### DATA TO PROCESS
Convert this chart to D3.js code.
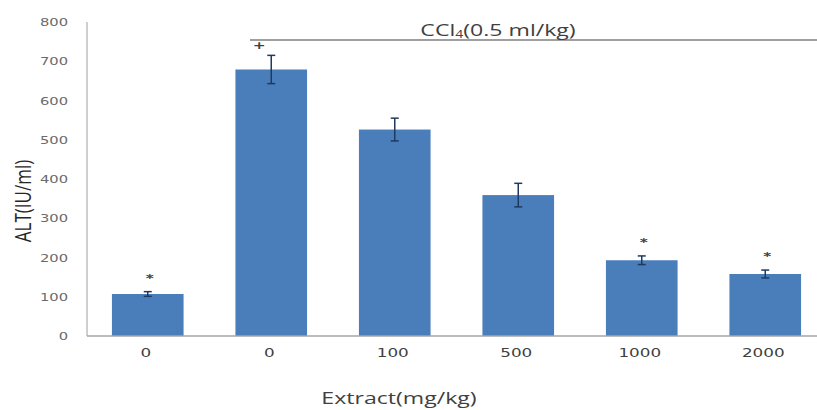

==

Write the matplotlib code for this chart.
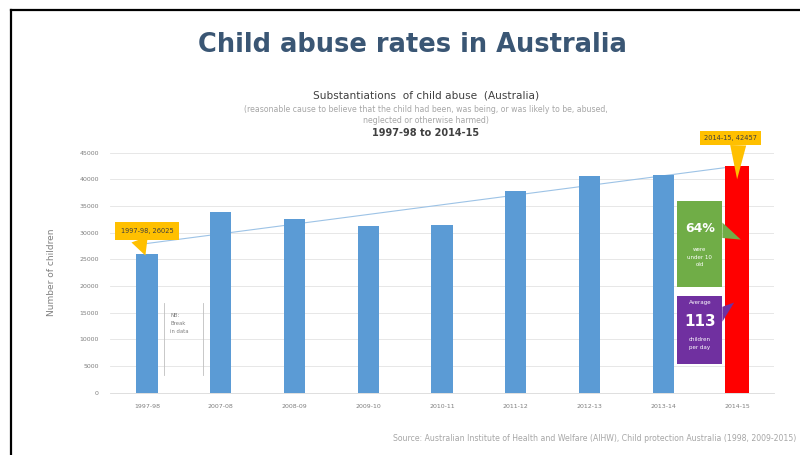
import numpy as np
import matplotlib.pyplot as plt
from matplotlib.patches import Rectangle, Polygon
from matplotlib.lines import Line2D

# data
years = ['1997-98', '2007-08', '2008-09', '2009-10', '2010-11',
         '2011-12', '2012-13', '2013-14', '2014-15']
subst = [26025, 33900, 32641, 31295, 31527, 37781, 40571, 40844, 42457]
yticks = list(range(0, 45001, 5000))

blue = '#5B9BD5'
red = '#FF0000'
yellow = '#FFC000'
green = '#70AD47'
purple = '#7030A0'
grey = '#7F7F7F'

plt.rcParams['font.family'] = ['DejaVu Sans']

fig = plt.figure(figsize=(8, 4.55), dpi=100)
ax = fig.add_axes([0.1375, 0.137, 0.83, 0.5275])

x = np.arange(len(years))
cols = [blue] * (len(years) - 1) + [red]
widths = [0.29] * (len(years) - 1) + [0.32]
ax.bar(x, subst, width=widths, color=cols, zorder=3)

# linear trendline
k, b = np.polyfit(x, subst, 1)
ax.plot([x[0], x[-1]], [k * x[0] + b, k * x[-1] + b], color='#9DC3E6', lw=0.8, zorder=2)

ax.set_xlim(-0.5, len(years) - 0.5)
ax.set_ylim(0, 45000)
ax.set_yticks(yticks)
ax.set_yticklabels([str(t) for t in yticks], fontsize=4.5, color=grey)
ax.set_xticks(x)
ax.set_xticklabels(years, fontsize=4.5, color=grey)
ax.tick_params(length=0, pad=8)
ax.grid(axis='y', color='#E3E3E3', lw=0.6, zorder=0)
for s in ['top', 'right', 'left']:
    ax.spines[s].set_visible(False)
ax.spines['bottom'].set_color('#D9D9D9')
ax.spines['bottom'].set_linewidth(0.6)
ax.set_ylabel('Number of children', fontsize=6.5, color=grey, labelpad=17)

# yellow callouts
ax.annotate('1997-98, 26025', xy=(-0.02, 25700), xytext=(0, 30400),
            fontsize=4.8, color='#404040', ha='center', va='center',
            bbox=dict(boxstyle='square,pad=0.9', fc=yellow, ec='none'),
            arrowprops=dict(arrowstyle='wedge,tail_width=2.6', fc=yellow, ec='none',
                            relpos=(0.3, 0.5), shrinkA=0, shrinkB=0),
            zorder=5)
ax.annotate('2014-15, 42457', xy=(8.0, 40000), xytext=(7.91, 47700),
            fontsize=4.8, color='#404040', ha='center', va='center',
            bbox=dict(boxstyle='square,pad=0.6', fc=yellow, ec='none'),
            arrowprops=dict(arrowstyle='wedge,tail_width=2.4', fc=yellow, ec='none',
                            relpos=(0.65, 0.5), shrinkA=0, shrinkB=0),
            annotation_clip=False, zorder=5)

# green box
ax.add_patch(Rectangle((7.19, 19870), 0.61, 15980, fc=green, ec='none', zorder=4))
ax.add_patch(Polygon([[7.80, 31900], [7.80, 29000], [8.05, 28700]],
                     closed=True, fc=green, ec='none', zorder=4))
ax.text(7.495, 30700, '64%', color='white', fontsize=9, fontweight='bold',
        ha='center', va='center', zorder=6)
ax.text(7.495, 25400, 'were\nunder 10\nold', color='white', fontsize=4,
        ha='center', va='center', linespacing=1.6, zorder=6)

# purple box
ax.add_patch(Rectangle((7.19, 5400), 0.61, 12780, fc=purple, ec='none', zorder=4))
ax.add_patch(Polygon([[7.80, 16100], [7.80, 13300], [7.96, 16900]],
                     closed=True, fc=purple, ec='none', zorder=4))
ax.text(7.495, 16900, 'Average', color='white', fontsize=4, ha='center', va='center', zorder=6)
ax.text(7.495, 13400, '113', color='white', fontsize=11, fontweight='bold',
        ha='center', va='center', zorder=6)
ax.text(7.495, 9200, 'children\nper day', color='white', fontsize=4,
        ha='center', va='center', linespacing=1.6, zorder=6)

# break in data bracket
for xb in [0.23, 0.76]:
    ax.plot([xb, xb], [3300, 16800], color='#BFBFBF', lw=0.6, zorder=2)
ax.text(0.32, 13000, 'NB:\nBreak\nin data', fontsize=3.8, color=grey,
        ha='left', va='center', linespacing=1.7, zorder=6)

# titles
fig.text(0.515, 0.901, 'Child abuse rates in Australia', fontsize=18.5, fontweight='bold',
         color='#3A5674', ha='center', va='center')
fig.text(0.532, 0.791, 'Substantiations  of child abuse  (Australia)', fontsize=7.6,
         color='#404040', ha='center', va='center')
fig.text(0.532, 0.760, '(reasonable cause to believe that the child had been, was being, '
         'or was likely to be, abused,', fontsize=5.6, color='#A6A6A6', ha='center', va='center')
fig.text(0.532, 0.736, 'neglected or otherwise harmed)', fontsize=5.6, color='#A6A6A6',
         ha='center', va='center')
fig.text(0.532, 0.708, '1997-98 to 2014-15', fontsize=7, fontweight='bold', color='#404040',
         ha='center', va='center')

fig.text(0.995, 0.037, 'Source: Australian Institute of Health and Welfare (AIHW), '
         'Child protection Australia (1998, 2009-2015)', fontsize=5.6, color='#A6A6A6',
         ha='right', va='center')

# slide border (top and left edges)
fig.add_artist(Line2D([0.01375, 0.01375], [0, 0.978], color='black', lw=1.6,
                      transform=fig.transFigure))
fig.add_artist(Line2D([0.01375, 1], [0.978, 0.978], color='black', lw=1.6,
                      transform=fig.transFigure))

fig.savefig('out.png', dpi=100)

### AIM OF THE EXERCISE
Both the line with "Write the matplotlib code for this chart." and the line with "ax = fig.add_axes([0.1375, 0.137, 0.83, 0.5275])" are included: reproduce them and every line between, exactly, with pictures omitted.

### PROBLEM SOLUTION
Write the matplotlib code for this chart.
import numpy as np
import matplotlib.pyplot as plt
from matplotlib.patches import Rectangle, Polygon
from matplotlib.lines import Line2D

# data
years = ['1997-98', '2007-08', '2008-09', '2009-10', '2010-11',
         '2011-12', '2012-13', '2013-14', '2014-15']
subst = [26025, 33900, 32641, 31295, 31527, 37781, 40571, 40844, 42457]
yticks = list(range(0, 45001, 5000))

blue = '#5B9BD5'
red = '#FF0000'
yellow = '#FFC000'
green = '#70AD47'
purple = '#7030A0'
grey = '#7F7F7F'

plt.rcParams['font.family'] = ['DejaVu Sans']

fig = plt.figure(figsize=(8, 4.55), dpi=100)
ax = fig.add_axes([0.1375, 0.137, 0.83, 0.5275])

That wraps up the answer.